I’m an academic. That’s easy. It gets more complicated from there. My research focuses on writing, literacies, and learning in formal and informal environments, and it draws on interdisciplinary traditions in learning sciences, education, composition, new literacies, and anthropology.
Much of my writing describes and theorizes adolescents’ literacies in different contexts (school, extracurricular, online). Increasingly, lately, I’ve been working with secondary and college teachers to learn about and design for teaching writing across adolescence. Across these contexts, I am especially interested in how people work together to create, maintain, and contribute to learning spaces.
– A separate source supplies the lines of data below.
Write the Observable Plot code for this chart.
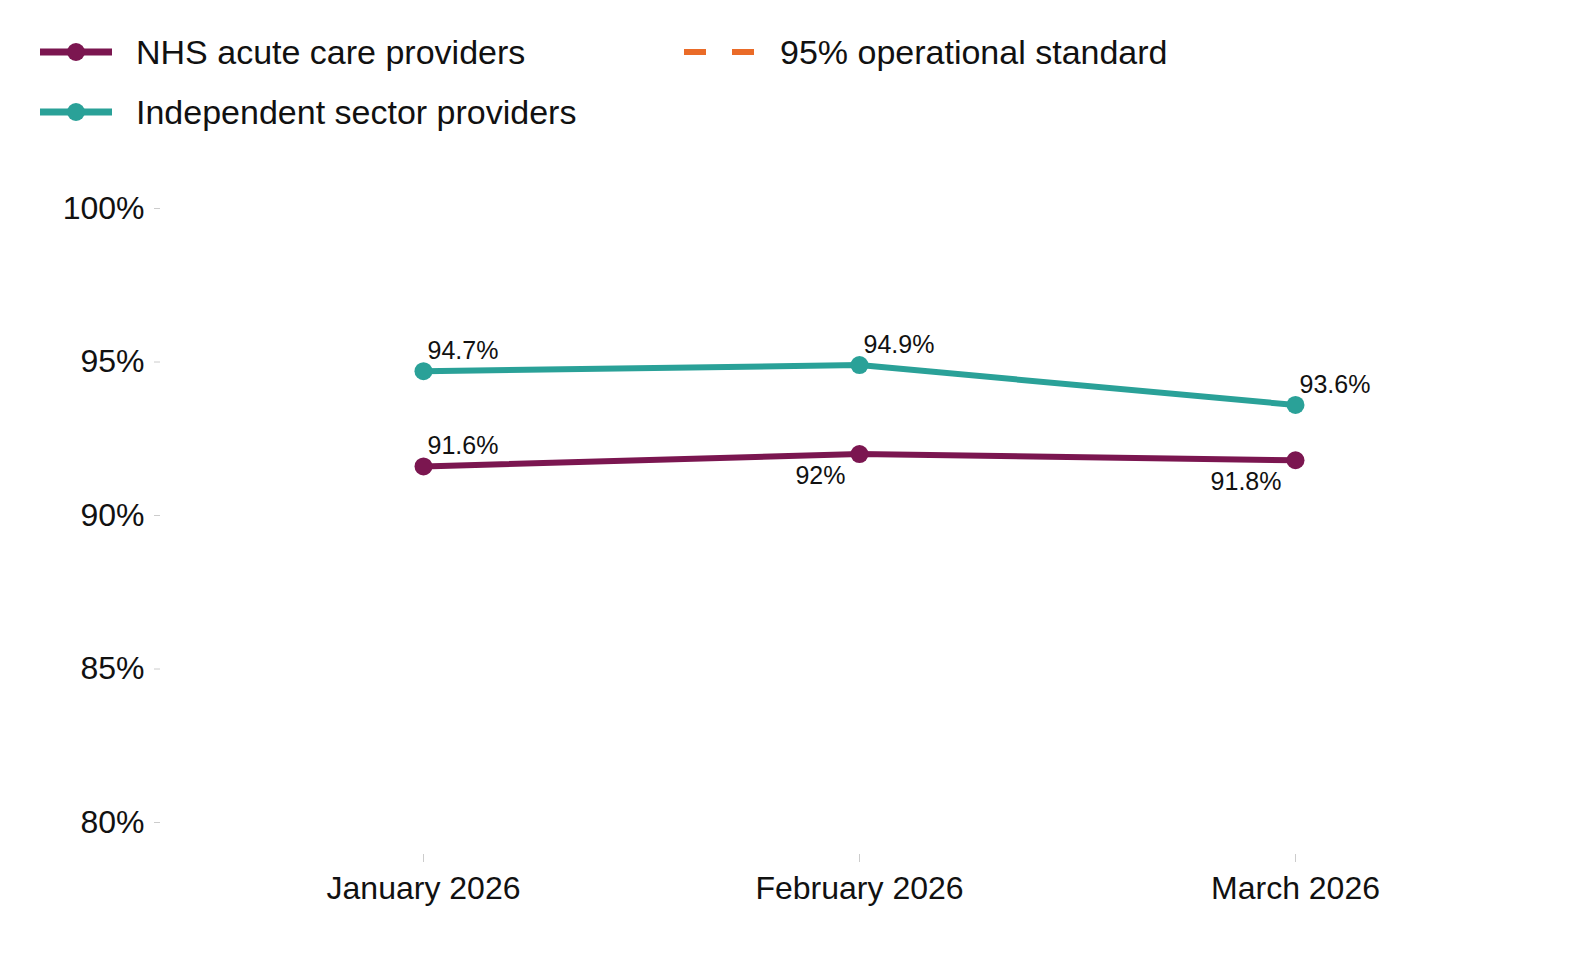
<!DOCTYPE html>
<html><head><meta charset="utf-8">
<script src="https://cdn.jsdelivr.net/npm/d3@7"></script>
<script src="https://cdn.jsdelivr.net/npm/@observablehq/plot@0.6"></script>
<style>
body{margin:0;background:#fff;font-family:"Liberation Sans",Arial,sans-serif;}
#legend{position:relative;height:150px;font-size:34px;color:#111;}
.item{position:absolute;display:flex;align-items:center;gap:22px;}
</style></head><body>
<div id="legend"></div>
<div id="chart"></div>
<script>
const months = ["January 2026","February 2026","March 2026"];
const nhs = [91.6, 92.0, 91.8];
const independent = [94.7, 94.9, 93.6];
const standard = 95;
const yTicks = [80,85,90,95,100];
const minorTicks = [82.5,87.5,92.5,97.5];
const colors = {nhs:"#7b1650", ind:"#2aa198", std:"#ea6b28"};

const leg = document.getElementById("legend");
const items = [
  {label:"NHS acute care providers", c:colors.nhs, x:38, y:52, dot:true},
  {label:"Independent sector providers", c:colors.ind, x:38, y:112, dot:true},
  {label:"95% operational standard", c:colors.std, x:682, y:52, dash:true}
];
for (const it of items) {
  const d = document.createElement("div"); d.className="item";
  d.style.left=it.x+"px"; d.style.top=(it.y-22)+"px";
  const sw = it.dash
    ? `<svg width="76" height="44"><line x1="2" x2="74" y1="22" y2="22" stroke="${it.c}" stroke-width="6" stroke-dasharray="22,26"/></svg>`
    : `<svg width="76" height="44"><line x1="2" x2="74" y1="22" y2="22" stroke="${it.c}" stroke-width="7"/><circle cx="38" cy="22" r="9" fill="${it.c}"/></svg>`;
  d.innerHTML = sw + `<span>${it.label}</span>`;
  leg.appendChild(d);
}

const data = [
  ...months.map((m,i)=>({m, v:nhs[i], s:"nhs", i})),
  ...months.map((m,i)=>({m, v:independent[i], s:"ind", i}))
];
const fmt = v => (Math.round(v*10)/10) + "%";
const above = data.filter(d => d.s==="ind" || d.i===0);
const below = data.filter(d => d.s==="nhs" && d.i>0);

const chart = Plot.plot({
  width:1574, height:810,
  marginLeft:160, marginRight:22, marginTop:58, marginBottom:138,
  style:{fontFamily:"Liberation Sans, Arial, sans-serif", fontSize:"32px", color:"#111"},
  x:{type:"point", domain:months, padding:0.6, label:null, range:[160,1558]},
  y:{domain:[80,100], label:null},
  marks:[
    Plot.ruleY(minorTicks,{x1:160, x2:1552, stroke:"#ebebeb", strokeWidth:1.2}),
    Plot.ruleY(yTicks,{x1:160, x2:1552, stroke:"#e3e3e3", strokeWidth:2}),
    Plot.axisY({ticks:yTicks, tickFormat:d=>d+"%", tickSize:6, tickPadding:10, stroke:"#ccc", fontSize:32}),
    Plot.axisX({tickSize:8, tickPadding:14, dy:32, stroke:"#ccc", fontSize:32}),
    Plot.ruleY([standard],{x1:160, x2:1552, stroke:colors.std, strokeWidth:5, strokeDasharray:"26,22"}),
    Plot.line(data,{x:"m", y:"v", z:"s", stroke:d=>colors[d.s], strokeWidth:6}),
    Plot.dot(data,{x:"m", y:"v", fill:d=>colors[d.s], r:9}),
    Plot.text(above,{x:"m", y:"v", text:d=>fmt(d.v), textAnchor:"start", dx:4, dy:-20, fontSize:25, fill:"#111"}),
    Plot.text(below,{x:"m", y:"v", text:d=>fmt(d.v), textAnchor:"end", dx:-14, dy:22, fontSize:25, fill:"#111"})
  ]
});
document.getElementById("chart").appendChild(chart);
</script>
</body></html>
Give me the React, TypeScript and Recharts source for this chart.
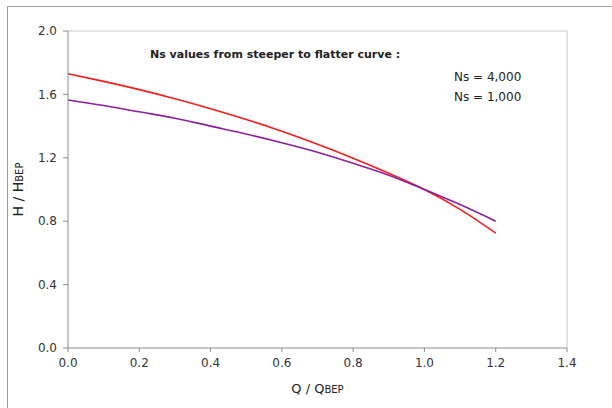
import { LineChart, Line, XAxis, YAxis, ReferenceLine } from "recharts";

// Q / Q_BEP sample points
const flowRatio = [0, 0.1, 0.2, 0.3, 0.4, 0.5, 0.6, 0.7, 0.8, 0.9, 1.0, 1.1, 1.2];
// H / H_BEP for each specific speed
const headNs4000 = [1.73, 1.682, 1.63, 1.573, 1.51, 1.442, 1.367, 1.285, 1.197, 1.102, 1.0, 0.875, 0.725];
const headNs1000 = [1.565, 1.53, 1.49, 1.45, 1.4, 1.35, 1.295, 1.235, 1.165, 1.09, 1.0, 0.905, 0.8];

const xTicks = [0, 0.2, 0.4, 0.6, 0.8, 1.0, 1.2, 1.4];
const yTicks = [0, 0.4, 0.8, 1.2, 1.6, 2.0];

const data = flowRatio.map((q, i) => ({ q, ns4000: headNs4000[i], ns1000: headNs1000[i] }));

const FONT = "'DejaVu Sans', Verdana, sans-serif";
const axisColor = "#8c8c8c";

const XLabel = ({ viewBox }: any) => {
  const cx = viewBox.x + viewBox.width / 2;
  return (
    <text x={cx} y={393} textAnchor="middle" fontFamily={FONT} fontSize={13} fill="#222">
      <tspan>Q / Q</tspan>
      <tspan fontSize={10}>BEP</tspan>
    </text>
  );
};

const YLabel = ({ viewBox }: any) => {
  const cy = viewBox.y + viewBox.height / 2;
  return (
    <text
      x={23}
      y={cy}
      textAnchor="middle"
      transform={`rotate(-90, 23, ${cy})`}
      fontFamily={FONT}
      fontSize={14}
      fill="#222"
    >
      <tspan>H / H</tspan>
      <tspan fontSize={10}>BEP</tspan>
    </text>
  );
};

export default function App() {
  return (
    <div
      style={{
        position: "fixed",
        left: 0,
        top: 0,
        width: 612,
        height: 408,
        background: "#fff",
        fontFamily: FONT,
        overflow: "hidden",
      }}
    >
      <LineChart
        width={612}
        height={408}
        data={data}
        margin={{ top: 31, right: 45, bottom: 20, left: 8 }}
      >
        <XAxis
          dataKey="q"
          type="number"
          domain={[0, 1.4]}
          ticks={xTicks}
          tickFormatter={(v) => v.toFixed(1)}
          tick={{ fontSize: 12, fill: "#333", fontFamily: FONT }}
          tickSize={4}
          tickMargin={6}
          stroke={axisColor}
          height={40}
          label={<XLabel />}
        />
        <YAxis
          type="number"
          domain={[0, 2]}
          ticks={yTicks}
          tickFormatter={(v) => v.toFixed(1)}
          tick={{ fontSize: 12, fill: "#333", fontFamily: FONT }}
          tickSize={5}
          tickMargin={6}
          stroke={axisColor}
          width={60}
          label={<YLabel />}
        />
        <ReferenceLine y={2} stroke="#c8c8c8" />
        <ReferenceLine x={1.4} stroke="#c8c8c8" />
        <Line
          type="monotone"
          dataKey="ns4000"
          stroke="#ff1a1a"
          strokeWidth={1.6}
          dot={false}
          isAnimationActive={false}
        />
        <Line
          type="monotone"
          dataKey="ns1000"
          stroke="#8b1f9e"
          strokeWidth={1.6}
          dot={false}
          isAnimationActive={false}
        />
      </LineChart>
      {/* outer frame of the chart sheet: left and top edges only */}
      <svg
        width={612}
        height={408}
        style={{ position: "absolute", left: 0, top: 0, pointerEvents: "none" }}
      >
        <line x1={7.5} y1={7} x2={7.5} y2={408} stroke="#a0a0a0" strokeWidth={1} />
        <line x1={7} y1={6.5} x2={612} y2={6.5} stroke="#a0a0a0" strokeWidth={1} />
      </svg>
      <div
        style={{
          position: "absolute",
          left: 150,
          top: 48,
          fontSize: 11,
          fontWeight: "bold",
          color: "#222",
          whiteSpace: "nowrap",
        }}
      >
        Ns values from steeper to flatter curve :
      </div>
      <div
        style={{
          position: "absolute",
          left: 454,
          top: 67,
          fontSize: 12,
          lineHeight: "20px",
          color: "#222",
          whiteSpace: "nowrap",
        }}
      >
        <div>Ns = 4,000</div>
        <div>Ns = 1,000</div>
      </div>
    </div>
  );
}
My work on affinity spaces with Jayne Lammers and Jen Scott Curwood takes up these questions most strongly.
I also enjoy the challenge of developing research methods to represent what happens in complex social arenas like affinity spaces. Writing and learning are, after all, expansive and messy — and that’s interesting. My research methods book, Conducting Qualitative Research of Learning in Online Spaces, co-authored with Hannah Gerber, Sandra Abrams, and Jen Scott Curwood, explores these ideas. If you would like to learn more about studying digital media and learning, check it out! And then let me know what you think.
Currently, I am an assistant professor in the English department at the University of New Hampshire, where I direct the English Teaching program. I teach courses on English teaching methods, digital literacies, and research methods. Previously, I have worked as a postdoctoral fellow at the University of Illinois at Urbana-Champaign (with the Scholar online collaborative writing project), a lecturer and graduate research assistant at the University of Wisconsin-Madison (with the Games, Learning, and Society team and the Department of Educational Psychology), and as a middle and high school classroom teacher.